▶

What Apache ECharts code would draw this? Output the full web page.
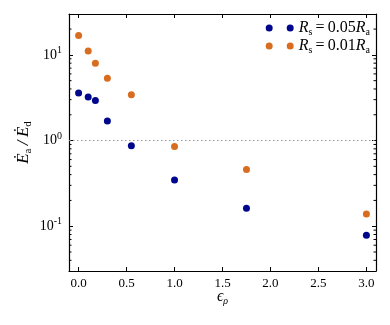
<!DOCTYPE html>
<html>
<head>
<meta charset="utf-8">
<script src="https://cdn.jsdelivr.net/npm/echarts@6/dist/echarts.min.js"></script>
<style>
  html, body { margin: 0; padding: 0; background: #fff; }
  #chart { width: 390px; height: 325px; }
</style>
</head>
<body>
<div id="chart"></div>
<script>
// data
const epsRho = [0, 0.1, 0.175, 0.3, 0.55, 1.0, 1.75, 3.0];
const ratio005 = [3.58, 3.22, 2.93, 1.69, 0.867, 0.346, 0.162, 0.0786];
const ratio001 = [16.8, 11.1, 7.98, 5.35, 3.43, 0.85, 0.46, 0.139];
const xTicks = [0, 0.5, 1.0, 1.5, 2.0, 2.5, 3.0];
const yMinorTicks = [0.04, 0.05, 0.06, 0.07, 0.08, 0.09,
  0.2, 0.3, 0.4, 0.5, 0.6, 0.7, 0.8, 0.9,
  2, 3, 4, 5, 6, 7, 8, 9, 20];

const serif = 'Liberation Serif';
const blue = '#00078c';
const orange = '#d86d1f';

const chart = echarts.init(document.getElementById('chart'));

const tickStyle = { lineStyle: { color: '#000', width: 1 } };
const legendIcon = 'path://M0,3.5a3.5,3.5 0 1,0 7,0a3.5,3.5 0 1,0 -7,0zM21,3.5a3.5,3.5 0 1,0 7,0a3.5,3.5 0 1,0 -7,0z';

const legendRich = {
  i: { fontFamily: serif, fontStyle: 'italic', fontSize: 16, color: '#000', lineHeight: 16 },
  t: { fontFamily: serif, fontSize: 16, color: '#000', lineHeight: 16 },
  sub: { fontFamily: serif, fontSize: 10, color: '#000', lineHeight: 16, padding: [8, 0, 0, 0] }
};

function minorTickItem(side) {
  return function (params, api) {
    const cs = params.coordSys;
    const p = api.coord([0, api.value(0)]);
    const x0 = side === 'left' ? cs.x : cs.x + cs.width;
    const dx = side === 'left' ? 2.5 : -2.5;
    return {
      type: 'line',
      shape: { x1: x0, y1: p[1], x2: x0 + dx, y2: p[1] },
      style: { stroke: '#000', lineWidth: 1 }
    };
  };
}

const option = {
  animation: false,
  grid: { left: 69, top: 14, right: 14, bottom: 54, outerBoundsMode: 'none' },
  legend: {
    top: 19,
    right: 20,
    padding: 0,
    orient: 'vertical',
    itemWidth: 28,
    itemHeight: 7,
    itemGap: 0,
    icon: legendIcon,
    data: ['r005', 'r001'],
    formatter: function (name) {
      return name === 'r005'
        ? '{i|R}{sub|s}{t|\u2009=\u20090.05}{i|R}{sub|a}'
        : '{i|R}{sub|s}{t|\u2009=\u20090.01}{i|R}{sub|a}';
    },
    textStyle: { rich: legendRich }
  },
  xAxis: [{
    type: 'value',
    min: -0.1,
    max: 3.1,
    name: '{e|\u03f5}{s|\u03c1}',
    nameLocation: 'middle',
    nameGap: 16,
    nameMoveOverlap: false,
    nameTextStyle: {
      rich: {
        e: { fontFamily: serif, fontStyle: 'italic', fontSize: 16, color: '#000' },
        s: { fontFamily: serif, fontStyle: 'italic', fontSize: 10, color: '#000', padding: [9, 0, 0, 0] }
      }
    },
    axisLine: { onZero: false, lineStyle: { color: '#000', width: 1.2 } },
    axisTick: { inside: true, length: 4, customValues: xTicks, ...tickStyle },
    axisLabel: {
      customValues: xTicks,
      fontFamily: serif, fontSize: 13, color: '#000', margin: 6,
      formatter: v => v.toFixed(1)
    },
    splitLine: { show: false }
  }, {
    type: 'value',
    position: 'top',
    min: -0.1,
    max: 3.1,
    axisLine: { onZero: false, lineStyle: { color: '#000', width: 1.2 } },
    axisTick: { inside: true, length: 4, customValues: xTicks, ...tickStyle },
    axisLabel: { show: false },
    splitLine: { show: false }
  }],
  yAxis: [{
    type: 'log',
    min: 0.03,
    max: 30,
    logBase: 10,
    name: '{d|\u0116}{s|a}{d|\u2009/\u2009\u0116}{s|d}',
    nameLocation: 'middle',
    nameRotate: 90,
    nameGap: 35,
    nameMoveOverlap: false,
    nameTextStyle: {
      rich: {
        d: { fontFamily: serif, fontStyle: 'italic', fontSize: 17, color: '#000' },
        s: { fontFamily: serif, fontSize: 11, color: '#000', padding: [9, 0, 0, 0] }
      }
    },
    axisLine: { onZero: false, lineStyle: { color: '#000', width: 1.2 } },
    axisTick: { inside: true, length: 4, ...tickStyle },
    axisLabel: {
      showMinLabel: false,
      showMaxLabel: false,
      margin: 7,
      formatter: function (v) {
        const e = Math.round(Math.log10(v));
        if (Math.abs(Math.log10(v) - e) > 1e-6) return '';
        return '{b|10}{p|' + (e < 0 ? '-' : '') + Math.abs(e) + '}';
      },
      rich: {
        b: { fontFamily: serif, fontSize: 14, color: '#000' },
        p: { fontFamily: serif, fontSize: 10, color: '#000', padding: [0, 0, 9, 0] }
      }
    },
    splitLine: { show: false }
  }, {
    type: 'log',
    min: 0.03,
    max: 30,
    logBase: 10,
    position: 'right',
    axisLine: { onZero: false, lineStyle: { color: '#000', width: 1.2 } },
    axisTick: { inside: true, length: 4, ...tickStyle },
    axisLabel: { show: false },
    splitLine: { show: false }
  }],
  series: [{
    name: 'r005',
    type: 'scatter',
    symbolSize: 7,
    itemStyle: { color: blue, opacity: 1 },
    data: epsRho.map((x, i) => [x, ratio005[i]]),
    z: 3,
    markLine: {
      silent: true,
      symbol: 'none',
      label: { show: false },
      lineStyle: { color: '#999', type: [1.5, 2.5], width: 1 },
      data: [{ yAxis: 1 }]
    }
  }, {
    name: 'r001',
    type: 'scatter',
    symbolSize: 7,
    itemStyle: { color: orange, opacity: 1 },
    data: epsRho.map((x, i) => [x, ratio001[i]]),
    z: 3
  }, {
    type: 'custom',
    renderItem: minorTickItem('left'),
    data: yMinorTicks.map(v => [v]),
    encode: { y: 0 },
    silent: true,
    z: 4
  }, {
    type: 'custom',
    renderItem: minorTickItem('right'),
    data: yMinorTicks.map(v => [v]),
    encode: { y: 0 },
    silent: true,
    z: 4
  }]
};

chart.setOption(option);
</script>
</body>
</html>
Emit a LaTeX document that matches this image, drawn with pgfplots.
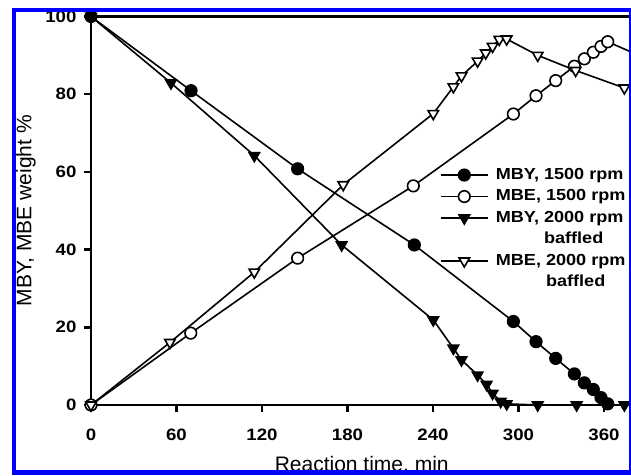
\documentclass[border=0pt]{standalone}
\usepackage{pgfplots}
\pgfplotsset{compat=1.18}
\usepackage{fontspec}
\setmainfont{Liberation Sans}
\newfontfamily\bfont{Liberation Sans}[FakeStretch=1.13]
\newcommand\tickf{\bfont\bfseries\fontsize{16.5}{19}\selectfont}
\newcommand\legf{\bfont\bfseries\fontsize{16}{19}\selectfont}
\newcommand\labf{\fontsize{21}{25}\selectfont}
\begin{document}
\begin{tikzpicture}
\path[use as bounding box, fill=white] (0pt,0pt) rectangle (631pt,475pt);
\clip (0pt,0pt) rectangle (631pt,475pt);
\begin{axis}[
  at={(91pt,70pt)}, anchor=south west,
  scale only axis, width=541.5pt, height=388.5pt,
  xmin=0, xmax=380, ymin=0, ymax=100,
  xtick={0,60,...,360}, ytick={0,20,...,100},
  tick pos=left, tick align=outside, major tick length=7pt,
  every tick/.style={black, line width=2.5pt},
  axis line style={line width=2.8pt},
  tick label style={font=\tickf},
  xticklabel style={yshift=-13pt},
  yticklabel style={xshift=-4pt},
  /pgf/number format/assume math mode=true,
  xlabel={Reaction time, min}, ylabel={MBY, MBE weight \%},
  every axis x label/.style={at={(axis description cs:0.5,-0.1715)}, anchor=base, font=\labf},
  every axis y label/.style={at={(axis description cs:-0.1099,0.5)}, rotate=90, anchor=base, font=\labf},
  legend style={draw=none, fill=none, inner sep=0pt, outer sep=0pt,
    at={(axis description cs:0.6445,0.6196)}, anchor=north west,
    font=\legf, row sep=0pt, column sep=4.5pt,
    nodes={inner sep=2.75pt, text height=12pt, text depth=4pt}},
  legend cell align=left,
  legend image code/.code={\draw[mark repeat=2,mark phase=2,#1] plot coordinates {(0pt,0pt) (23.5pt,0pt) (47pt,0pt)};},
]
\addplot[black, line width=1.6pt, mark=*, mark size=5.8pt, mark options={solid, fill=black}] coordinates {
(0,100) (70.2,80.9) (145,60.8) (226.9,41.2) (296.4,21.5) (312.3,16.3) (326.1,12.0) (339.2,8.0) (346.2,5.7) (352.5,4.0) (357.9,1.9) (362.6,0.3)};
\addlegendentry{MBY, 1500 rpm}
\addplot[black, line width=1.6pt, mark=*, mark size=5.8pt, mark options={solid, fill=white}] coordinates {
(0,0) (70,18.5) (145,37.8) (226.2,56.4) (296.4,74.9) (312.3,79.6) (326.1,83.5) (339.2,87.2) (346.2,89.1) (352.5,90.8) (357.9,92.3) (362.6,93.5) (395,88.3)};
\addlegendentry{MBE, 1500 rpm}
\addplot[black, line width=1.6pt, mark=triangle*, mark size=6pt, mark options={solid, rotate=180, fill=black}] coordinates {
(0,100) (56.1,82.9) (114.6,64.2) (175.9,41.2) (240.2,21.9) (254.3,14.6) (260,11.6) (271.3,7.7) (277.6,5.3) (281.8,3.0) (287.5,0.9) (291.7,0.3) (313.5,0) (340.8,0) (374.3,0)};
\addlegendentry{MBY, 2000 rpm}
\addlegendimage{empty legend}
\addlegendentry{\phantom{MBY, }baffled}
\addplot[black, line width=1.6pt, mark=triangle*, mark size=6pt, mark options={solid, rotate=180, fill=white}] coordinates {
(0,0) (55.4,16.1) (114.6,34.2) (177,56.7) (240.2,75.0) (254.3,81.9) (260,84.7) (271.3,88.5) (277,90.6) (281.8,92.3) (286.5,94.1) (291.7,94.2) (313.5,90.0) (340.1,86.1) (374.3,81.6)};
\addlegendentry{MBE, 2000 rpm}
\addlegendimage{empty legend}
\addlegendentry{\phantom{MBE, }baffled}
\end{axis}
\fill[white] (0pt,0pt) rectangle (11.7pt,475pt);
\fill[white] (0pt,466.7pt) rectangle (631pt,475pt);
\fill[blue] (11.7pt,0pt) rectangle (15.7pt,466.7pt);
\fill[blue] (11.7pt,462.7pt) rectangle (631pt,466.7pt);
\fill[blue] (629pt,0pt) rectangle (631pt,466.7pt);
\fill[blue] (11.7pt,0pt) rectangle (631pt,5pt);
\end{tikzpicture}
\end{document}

◀

# STATED GOAL:
Leave out any pictures, please, and quote only the lines from the top of the data through the line that contains "const orange = '#d86d1f';".

# FULL OUTPUT:
What Apache ECharts code would draw this? Output the full web page.
<!DOCTYPE html>
<html>
<head>
<meta charset="utf-8">
<script src="https://cdn.jsdelivr.net/npm/echarts@6/dist/echarts.min.js"></script>
<style>
  html, body { margin: 0; padding: 0; background: #fff; }
  #chart { width: 390px; height: 325px; }
</style>
</head>
<body>
<div id="chart"></div>
<script>
// data
const epsRho = [0, 0.1, 0.175, 0.3, 0.55, 1.0, 1.75, 3.0];
const ratio005 = [3.58, 3.22, 2.93, 1.69, 0.867, 0.346, 0.162, 0.0786];
const ratio001 = [16.8, 11.1, 7.98, 5.35, 3.43, 0.85, 0.46, 0.139];
const xTicks = [0, 0.5, 1.0, 1.5, 2.0, 2.5, 3.0];
const yMinorTicks = [0.04, 0.05, 0.06, 0.07, 0.08, 0.09,
  0.2, 0.3, 0.4, 0.5, 0.6, 0.7, 0.8, 0.9,
  2, 3, 4, 5, 6, 7, 8, 9, 20];

const serif = 'Liberation Serif';
const blue = '#00078c';
const orange = '#d86d1f';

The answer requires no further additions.